# Problems with macbook and linksys



## RageofTiamat (Nov 14, 2008)

I recently tried to connect my macbook computer to the internet wirelessly through my linksys router. When I connect it works for a while (maybe 5-10 minute) and then the whole connection goes down. The network works fine when the two desktops (both windows xp) are connected, and my friends' laptops work on the network as well. The macbook also doesn't have any problems connecting to other networks.

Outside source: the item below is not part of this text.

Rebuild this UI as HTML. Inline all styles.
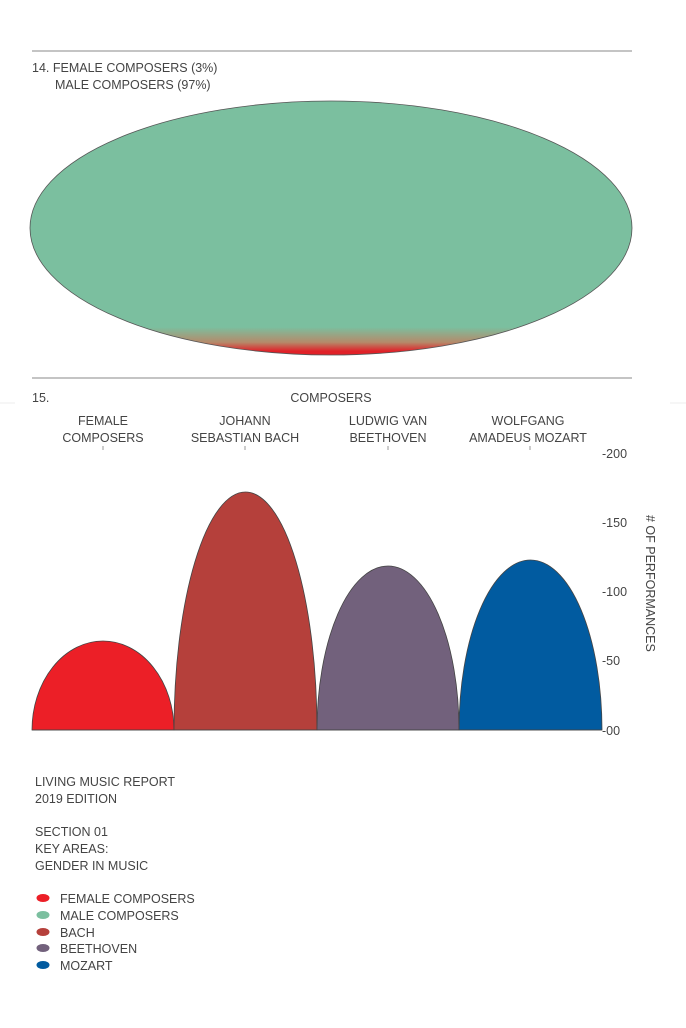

Does anyone know what the problem could be and how I can fix it?


----------



## sinclair_tm (Mar 11, 2005)

You have the router set up to assign IP addresses, as a DHCP server, correct?


----------



## RageofTiamat (Nov 14, 2008)

Yes that's correct.


----------



## RageofTiamat (Nov 14, 2008)

Can anyone help me with this problem?


----------



## bobsy (Dec 21, 2008)

RageofTiamat said:


> I recently tried to connect my macbook computer to the internet wirelessly through my linksys router. When I connect it works for a while (maybe 5-10 minute) and then the whole connection goes down. The network works fine when the two desktops (both windows xp) are connected, and my friends' laptops work on the network as well. The macbook also doesn't have any problems connecting to other networks.
> 
> Does anyone know what the problem could be and how I can fix it?


I've just started having the exact same problem even though it has worked for nearly a year without any problems. The Mac still thinks it is connected giving a full strength indication but I have no internet connectivity. When it happens, I can't ping the router. Other machines including Linux and WinXP machines can still connect to it fine and it works flawlessly.

It's very bizarre. Don't suppose you have found a solution?

Paul.


----------



## sinclair_tm (Mar 11, 2005)

How are the computers connect, wired or wireless?


----------